Our taste in media can say a lot about who we are. Those who like romance novels are more likely to be hopeless romantics, those who like horror are more likely to be into the macabre, and so on and so forth. No one genre is worse than another, but they can all impact who we are and who we grow to be.
This is usually innocent, but there are some instances where this influence turns for the worst.
Our Dangerous Minds
The saying 'curiosity killed the cat' is meant to warn us about the dangers of following urges that could put us in danger, and it's true that someone's wandering, wondering thoughts can turn into something pretty dark if they walk down the wrong path. None of us are free from the odd scary or dark impulse, our brains are silly things that will sometimes conjur something frightening just to spook us, but it's those who lean into those impulses that are at risk of doing something questionable.
This appears to be exactly what happened earlier this year, when a woman with what's generally seen as a innocent, harmless hobby, took the subject matter of said hobby and ran with it, inviting its darker parts into her own life.
What We Consume
In January, 23-year-old Jung Yoo-Jung was arrested in Busan, South Korea after she was thought to have not only killed, but fully dismembered another woman she met online.
Local authorities believed she did the killing 'out of curiosity.' She was notably historically a true crime fanatic, a genre that has boomed within the past few years, consuming media about heinous crimes and their investigations just like millions of others around the world who do the same.
Her interest in the subject allegedly led her to want to commit an act that would be covered on programs like this.
Jung would go on to confess to the authorities. She was indicted for murder, corpse desecration, corpse abandonment, and theft.
Her initial claim was that she killed the victim during an argument the two had, but would later retract the statement when the investigators found some contradicting information.
A spokesperson for the local police explained that they believe Jung's desire to kill someone grew once she "became obsessed with murder from TV programs and books." She was not only known to watch true crime series, but also borrowed a great number of true crime related books from the local library.
Giving Herself Away
There were three months' worth of search history on her phone's browser relating to murder, largely consisting of tips on hiding a corpse, as well as searches like "family member murder."
Three days before the killing, Jung even called her father and told him that she was about to do something terrible. "I will do something bad, then you will suffer," she told him.

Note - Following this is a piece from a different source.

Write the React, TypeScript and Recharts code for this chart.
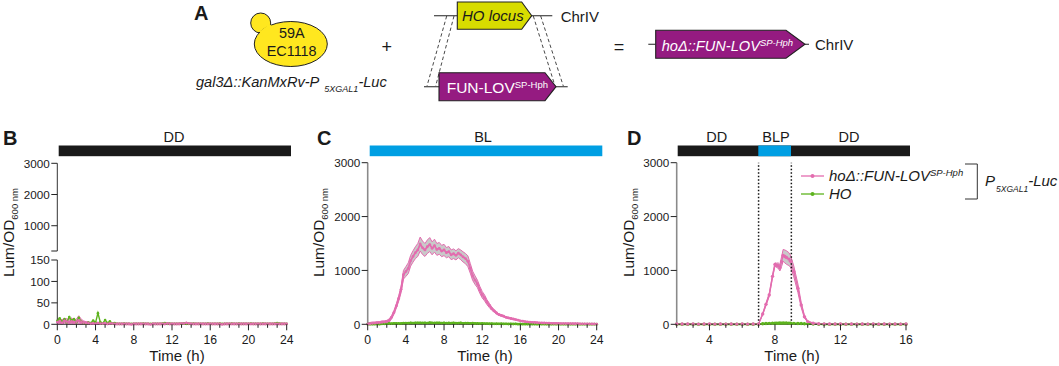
import React from 'react';
import { ComposedChart, Line, Area, XAxis, YAxis, ReferenceLine } from 'recharts';

const PINK = '#E36CAF';
const GREEN = '#5DB31E';
const BAND = '#C9C9C9';
const BLACK = '#1A1A1A';
const BLUE = '#009FE3';
const PURPLE = '#951B81';
const FONT = '"Liberation Sans", Arial, sans-serif';

const hoursB = [0,0.25,0.5,0.75,1,1.25,1.5,1.75,2,2.25,2.5,2.75,3,3.25,3.5,3.75,4,4.25,4.5,4.75,5,5.25,5.5,5.75,6,6.25,6.5,6.75,7,7.25,7.5,7.75,8,8.25,8.5,8.75,9,9.25,9.5,9.75,10,10.25,10.5,10.75,11,11.25,11.5,11.75,12,12.25,12.5,12.75,13,13.25,13.5,13.75,14,14.25,14.5,14.75,15,15.25,15.5,15.75,16,16.25,16.5,16.75,17,17.25,17.5,17.75,18,18.25,18.5,18.75,19,19.25,19.5,19.75,20,20.25,20.5,20.75,21,21.25,21.5,21.75,22,22.25,22.5,22.75,23,23.25,23.5,23.75,24];
const hoursC = hoursB;

const pinkB = [5,7,4,8,6,5,7,4,6,9,5,4,3,3,2,2,2,3,2,2,2,1,2,2,1,1,1,1,1,1,1,0,1,1,1,1,1,1,1,0,1,1,1,1,1,1,2,1,1,1,1,1,2,2,3,2,1,1,1,1,1,1,1,1,1,1,1,1,1,0,1,1,1,1,1,1,1,1,1,1,1,1,1,1,1,1,1,1,1,1,1,1,1,1,1,1,1];
const pinkErrB = [8,6,7,5,7,6,8,5,6,11,7,4,3,3,2,2,1,1,1,1,1,1,1,1,1,1,1,1,1,1,1,1,1,1,1,1,1,1,1,1,1,1,1,1,1,1,1,1,1,1,1,1,1,1,2,1,1,1,1,1,1,1,1,1,1,1,1,1,1,1,1,1,1,1,1,1,1,1,1,1,1,1,1,1,1,1,1,1,1,1,1,1,1,1,1,1,1];
const greenB = [8,14,6,12,5,17,9,12,5,15,6,3,2,4,3,9,4,26,5,2,10,3,7,2,3,1,1,1,2,1,1,1,1,1,1,1,2,1,1,1,1,1,1,1,2,3,1,2,1,1,1,1,1,2,1,1,1,2,1,1,1,1,1,2,1,1,1,1,2,1,1,1,1,2,1,1,2,1,1,1,1,2,1,1,1,1,2,1,1,1,1,2,3,2,1,1,1];

const pinkC = [5,12,18,22,28,30,38,42,48,70,130,220,340,480,650,920,980,1040,1180,1260,1330,1380,1490,1420,1380,1440,1480,1410,1460,1390,1410,1360,1380,1330,1350,1290,1310,1280,1320,1290,1250,1220,1170,1040,900,820,750,640,550,490,410,350,290,250,210,180,165,150,130,118,108,98,88,78,64,58,50,44,40,36,33,30,27,26,24,22,20,19,17,16,15,14,14,13,12,12,11,10,10,9,9,8,8,7,6,6,5];
const pinkErrC = [25,22,25,20,22,20,24,22,25,30,30,35,40,50,60,80,90,100,100,105,110,120,130,125,120,125,130,120,120,110,110,105,105,95,95,90,90,85,85,90,95,95,100,90,85,80,70,65,60,55,45,40,30,25,20,15,15,15,12,12,12,10,10,10,8,8,8,8,8,8,8,8,8,8,8,8,8,8,8,8,8,8,8,8,8,8,8,8,8,8,8,8,8,8,8,8,8];
const greenC = [2,3,3,4,5,5,8,10,12,15,14,16,18,15,17,20,22,20,25,22,26,25,28,24,26,22,30,25,24,26,28,22,25,20,24,22,26,20,22,25,18,20,22,18,20,15,16,14,16,12,13,10,12,9,10,8,10,7,8,6,8,6,7,5,6,5,5,4,6,4,5,3,5,4,4,3,4,3,4,3,3,3,3,2,3,2,3,2,2,2,3,2,2,2,2,2,2];

const hoursD = [2,2.33,2.67,3,3.33,3.67,4,4.33,4.67,5,5.33,5.67,6,6.33,6.67,7,7.25,7.45,7.65,7.85,8,8.1,8.2,8.3,8.4,8.5,8.6,8.7,8.85,8.95,9.15,9.4,9.6,9.8,10,10.33,10.67,11,11.33,11.67,12,12.33,12.67,13,13.33,13.67,14,14.33,14.67,15,15.33,15.67,16];
const pinkD = [6,5,6,5,4,5,6,4,5,4,5,4,5,4,5,6,190,370,546,890,1110,1095,1090,1050,1160,1280,1260,1240,1210,1170,980,670,360,140,50,20,10,8,6,5,5,4,5,4,5,4,5,4,5,4,5,4,5];
const pinkErrD = [3,3,3,3,3,3,3,3,3,3,3,3,3,3,3,3,15,25,30,30,30,40,50,60,90,110,120,125,120,110,100,80,50,25,10,5,3,3,3,3,3,3,3,3,3,3,3,3,3,3,3,3,3];
const greenD = [1,1,1,1,1,1,1,1,1,1,1,1,1,1,1,2,10,15,18,20,20,22,20,24,22,25,22,24,22,20,18,16,14,10,8,4,2,1,1,1,1,1,1,1,1,1,1,1,1,1,1,1,1];

const ticks24 = [0,1,2,3,4,5,6,7,8,9,10,11,12,13,14,15,16,17,18,19,20,21,22,23,24];
const ticks16 = [2,3,4,5,6,7,8,9,10,11,12,13,14,15,16];
const ticksMain = [0,1000,2000,3000];
const ticksBreakUpper = [190,1000,2000,3000];
const ticksBreakLower = [0,50,100,150];

const yLabels = ['Lum/OD', '600 nm'];
const xTitle = 'Time (h)';

const rows = (t: number[], p: number[], e: number[], g: number[]) =>
  t.map((h, i) => ({ h, pink: p[i], band: [Math.max(p[i] - e[i], 0), p[i] + e[i]], green: g[i] }));

const XTick = (p: any) => {
  const v = p.payload.value;
  const major = v % 4 === 0;
  return (
    <g>
      <line x1={p.x} x2={p.x} y1={p.y} y2={p.y + (major ? 6 : 3.5)} stroke="#222" strokeWidth={1} />
      {major && <text x={p.x} y={p.y + 20} textAnchor="middle" fontSize={12.2} fontFamily={FONT} fill={BLACK}>{v}</text>}
    </g>
  );
};
const YTick = (p: any) => {
  const v = p.payload.value;
  return (
    <g>
      <line x1={p.x - 6} x2={p.x} y1={p.y} y2={p.y} stroke="#222" strokeWidth={1} />
      {v !== 190 && <text x={p.x - 7.5} y={p.y + 4.3} textAnchor="end" fontSize={11.7} fontFamily={FONT} fill={BLACK}>{v}</text>}
    </g>
  );
};

type PanelProps = {
  xL: number; xR: number; yT: number; yB: number;
  domain: number[]; xTicks: number[]; yDomain: number[]; yTicks: number[];
  data?: any[]; axisColor: string; axisWidth: number; hideX?: boolean;
  bandFill?: string; dots?: number; lineW?: number; greenW?: number; vlines?: number[];
};

const Panel = ({ xL, xR, yT, yB, domain, xTicks, yDomain, yTicks, data, axisColor, axisWidth, hideX, bandFill, dots = 1.1, lineW = 1.4, greenW = 1.4, vlines = [] }: PanelProps) => {
  const left = Math.floor(xL) - 50;
  const top = Math.floor(yT) - 6;
  const w = Math.ceil(xR - left) + 16;
  const h = Math.ceil(yB - top) + 30;
  const below = h - (yB - top);
  return (
    <div style={{ position: 'absolute', left, top, width: w, height: h }}>
      <ComposedChart width={w} height={h} data={data ?? []}
        margin={{ left: 0, top: yT - top, right: left + w - xR, bottom: hideX ? below : 0 }}>
        <XAxis dataKey="h" type="number" domain={domain} ticks={xTicks} interval={0} hide={hideX} height={below}
          tick={(p: any) => <XTick {...p} />} tickLine={false} tickSize={0} tickMargin={0} stroke="#333" allowDataOverflow={!data} />
        <YAxis type="number" domain={yDomain} ticks={yTicks} interval={0} width={xL - left}
          tick={(p: any) => <YTick {...p} />} tickLine={false} tickSize={0} tickMargin={0}
          axisLine={{ stroke: axisColor, strokeWidth: axisWidth }} allowDataOverflow={!data} />
        {data && <Area dataKey="band" isAnimationActive={false} fill={bandFill ?? BAND} fillOpacity={1} stroke={PINK} strokeWidth={1} dot={false} activeDot={false} />}
        {data && <Line dataKey="green" isAnimationActive={false} stroke={GREEN} strokeWidth={greenW} dot={{ r: dots, fill: GREEN, stroke: 'none' }} activeDot={false} />}
        {data && <Line dataKey="pink" isAnimationActive={false} stroke={PINK} strokeWidth={lineW} dot={{ r: dots, fill: PINK, stroke: 'none' }} activeDot={false} />}
        {vlines.map((x) => <ReferenceLine key={x} x={x} stroke="#111" strokeWidth={1.5} strokeDasharray="1.5 2" />)}
      </ComposedChart>
    </div>
  );
};

const T = (p: any) => <text fontFamily={FONT} fill={BLACK} {...p} />;
const Pent = ({ l, s, t, y0, y1, fill }: any) => (
  <path d={`M${l},${y0} H${s} L${t},${(y0 + y1) / 2} L${s},${y1} H${l} Z`} fill={fill} stroke="#222" strokeWidth={1.1} />
);
const YLab = ({ x }: { x: number }) => (
  <text transform={`translate(${x},277) rotate(-90)`} fontFamily={FONT} fill={BLACK} fontSize={15.4}>
    {yLabels[0]}<tspan fontSize={9.5} dy={4}>{yLabels[1]}</tspan>
  </text>
);
const XLab = ({ x }: { x: number }) => <T x={x} y={360.5} textAnchor="middle" fontSize={15}>{xTitle}</T>;

const Overlay = () => (
  <svg width={1059} height={366} style={{ position: 'absolute', left: 0, top: 0, pointerEvents: 'none' }}>
    <T x={194} y={20} fontSize={20} fontWeight="bold">A</T>
    <T x={3} y={145} fontSize={20} fontWeight="bold">B</T>
    <T x={317} y={145} fontSize={20} fontWeight="bold">C</T>
    <T x={627} y={145} fontSize={20} fontWeight="bold">D</T>

    <circle cx={260.7} cy={23} r={10} fill="#FFE71F" stroke="#222" strokeWidth={1} />
    <ellipse cx={290.8} cy={44} rx={36.5} ry={22.5} fill="#FFE71F" stroke="#222" strokeWidth={1} />
    <path d="M259.5,31.5 L269.5,24 L276,30 L264,38 Z" fill="#FFE71F" stroke="none" />
    <T x={291.7} y={37.7} textAnchor="middle" fontSize={14.4}>59A</T>
    <T x={291.7} y={56} textAnchor="middle" fontSize={14.4}>EC1118</T>
    <T x={386.7} y={53} textAnchor="middle" fontSize={18}>+</T>
    <T x={196} y={87.3} fontSize={14.6} fontStyle="italic">gal3Δ::KanMxRv-P<tspan fontSize={9} dx={5} dy={5}>5XGAL1</tspan><tspan dy={-5}>-Luc</tspan></T>

    <g stroke="#222" strokeWidth={1.1} fill="none">
      <path d="M434,15.7 H457.3 M531.7,15.7 H552.3 M424,86.7 H439 M556,86.7 H567.7 M648.3,44.3 H655.7 M805,44.3 H809" />
    </g>
    <g stroke="#333" strokeWidth={0.9} strokeDasharray="3.5 2.5" fill="none">
      <path d="M446.7,16 L427,86 M454,16 L435.7,86 M533.3,16 L555,86 M540.7,16 L563.3,86" />
    </g>
    <Pent l={457.3} s={521.7} t={531.7} y0={2} y1={29.3} fill="#D8DC00" />
    <T x={462} y={20.7} fontSize={15} fontStyle="italic">HO locus</T>
    <T x={560.7} y={21.5} fontSize={15}>ChrIV</T>
    <Pent l={439} s={545} t={556} y0={72.7} y1={100.7} fill={PURPLE} />
    <text x={446.7} y={93.3} fontFamily={FONT} fontSize={15.5} fill="#fff">FUN-LOV<tspan fontSize={9.5} dy={-5.5}>SP-Hph</tspan></text>
    <T x={619} y={53} textAnchor="middle" fontSize={18}>=</T>
    <Pent l={655.7} s={786} t={805} y0={30.3} y1={58.3} fill={PURPLE} />
    <text x={661.7} y={50.7} fontFamily={FONT} fontSize={14.6} fontStyle="italic" fill="#fff">hoΔ::FUN-LOV<tspan fontSize={9.5} dy={-5}>SP-Hph</tspan></text>
    <T x={815} y={50} fontSize={15}>ChrIV</T>

    <rect x={58.7} y={145.5} width={232.3} height={10.7} fill={BLACK} />
    <T x={174} y={142.3} textAnchor="middle" fontSize={14.5}>DD</T>
    <rect x={369.7} y={145.5} width={232.6} height={10.7} fill={BLUE} />
    <T x={483} y={142.3} textAnchor="middle" fontSize={14.5}>BL</T>
    <rect x={677.7} y={145.5} width={232.3} height={10.7} fill={BLACK} />
    <rect x={758.3} y={145.5} width={32.7} height={10.7} fill={BLUE} />
    <T x={716.7} y={142.3} textAnchor="middle" fontSize={14.5}>DD</T>
    <T x={776} y={142.3} textAnchor="middle" fontSize={14.5}>BLP</T>
    <T x={849} y={142.3} textAnchor="middle" fontSize={14.5}>DD</T>

    <YLab x={13.5} /><YLab x={324} /><YLab x={634} />
    <XLab x={177} /><XLab x={485} /><XLab x={792} />

    <line x1={801} x2={824} y1={176} y2={176} stroke={PINK} strokeWidth={1.3} />
    <circle cx={812.5} cy={176} r={2} fill={PINK} />
    <line x1={801} x2={824} y1={194} y2={194} stroke={GREEN} strokeWidth={1.3} />
    <circle cx={812.5} cy={194} r={2} fill={GREEN} />
    <T x={829} y={180.7} fontSize={15} fontStyle="italic">hoΔ::FUN-LOV<tspan fontSize={9.5} dy={-5}>SP-Hph</tspan></T>
    <T x={829} y={199} fontSize={15} fontStyle="italic">HO</T>
    <path d="M965,164 H977.3 V199 H965" fill="none" stroke="#333" strokeWidth={1} />
    <T x={985} y={186} fontSize={15} fontStyle="italic">P<tspan fontSize={8.5} dx={1} dy={5.7}>5XGAL1</tspan><tspan dy={-5.7}>-Luc</tspan></T>
  </svg>
);

export default function App() {
  return (
    <div style={{ position: 'absolute', left: 0, top: 0, width: 1059, height: 366, background: '#fff', overflow: 'hidden' }}>
      <Panel xL={57.3} xR={286.7} yT={163.3} yB={251} domain={[0, 24]} xTicks={ticks24} yDomain={[190, 3000]} yTicks={ticksBreakUpper} axisColor="#333" axisWidth={1} hideX />
      <Panel xL={57.3} xR={286.7} yT={260} yB={324.3} domain={[0, 24]} xTicks={ticks24} yDomain={[0, 150]} yTicks={ticksBreakLower} axisColor="#333" axisWidth={1}
        data={rows(hoursB, pinkB, pinkErrB, greenB)} bandFill="#E9A6CE" dots={1.3} lineW={2.6} greenW={1.4} />
      <Panel xL={367.7} xR={596.7} yT={162.7} yB={324.3} domain={[0, 24]} xTicks={ticks24} yDomain={[0, 3000]} yTicks={ticksMain} axisColor="#8A8A8A" axisWidth={1.6}
        data={rows(hoursC, pinkC, pinkErrC, greenC)} dots={1.4} lineW={1.8} greenW={2.2} />
      <Panel xL={676.7} xR={906} yT={162.7} yB={324.3} domain={[2, 16]} xTicks={ticks16} yDomain={[0, 3000]} yTicks={ticksMain} axisColor="#8A8A8A" axisWidth={1.6}
        data={rows(hoursD, pinkD, pinkErrD, greenD)} dots={1.7} lineW={1.3} greenW={1.8} vlines={[7, 9]} />
      <Overlay />
    </div>
  );
}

When it came to selecting a victim, Jung turned to the internet, choosing to hide her true identity by using an app that connects parents with private tutors for their children.
Committing To The Role
Two days before the murder took place, Jung reached out to the woman that would later become her victim, pretending to be the mother of a child in ninth-grade. They planned a visit to the victim's home under the guise of seeing if she'd be a good fit for Jung's fictional child. The victim was working as a freelance tutor while completing her university studies.
Instead, on the day of the killing, Jung herself went to the victim's home disguised as the student, wearing a school uniform she had purchased online.
Her Perfect Plan
Once inside, Jung stabbed the victim 111 times.
She then dismembered the body and separated them, with some of the pieces going into a suitcase that she would later dump by a river in the woods, and the other pieces returning home with her.
She kept the victim's cell phone and wallet, containing her ID, in an attempt to "commit a perfect crime" according to the police spokesperson. She didn't get away with her killing for too long though, and was actually suspected day-of by an unlikely source.
Jung took a taxi cab to the wooded area where she had been planning to dump the suitcase, and the driver immediately knew something was wrong. He alerted the police right away.
Upon investigation, they found blood-stained clothes belonging to both she and her victim. She was almost immediately caught.
"Jung was a loner and a recluse who has been unemployed since graduating from high school five years ago," police said. They also said that she expressed remorse for what she did.
After being detained and during the prosecution investigation, Jung admitted something strange, "I definitely killed the victim, but she came back alive and spoke to me." She then requested a mental evaluation. Criminal psychologists believe that she's claiming this in a bid to get a more lenient judgement by being ruled mentally unstable.
Of her motivations beyond her true crime obsession, Jung has made statements including, "I felt betrayed after my father remarried," and, "I felt frustrated because I had to continue living with my grandfather, whom I did not get along with."
In the wake of her indictment, a prosecution official said, "Jung Yoo-Jung seemingly sought an outlet for the deep-seated anger accumulated throughout her troubled upbringing, strained family relationships, educational and employment failures. It is believed that her psychopathic tendencies influenced the commission of the crime."
Her story is scary, as not only was her victim a truly random selection, but also due to how influenced she was by the media she consumed. It serves as a reminder to watch what we watch, and to always check in with ourselves when we enter dark spirals.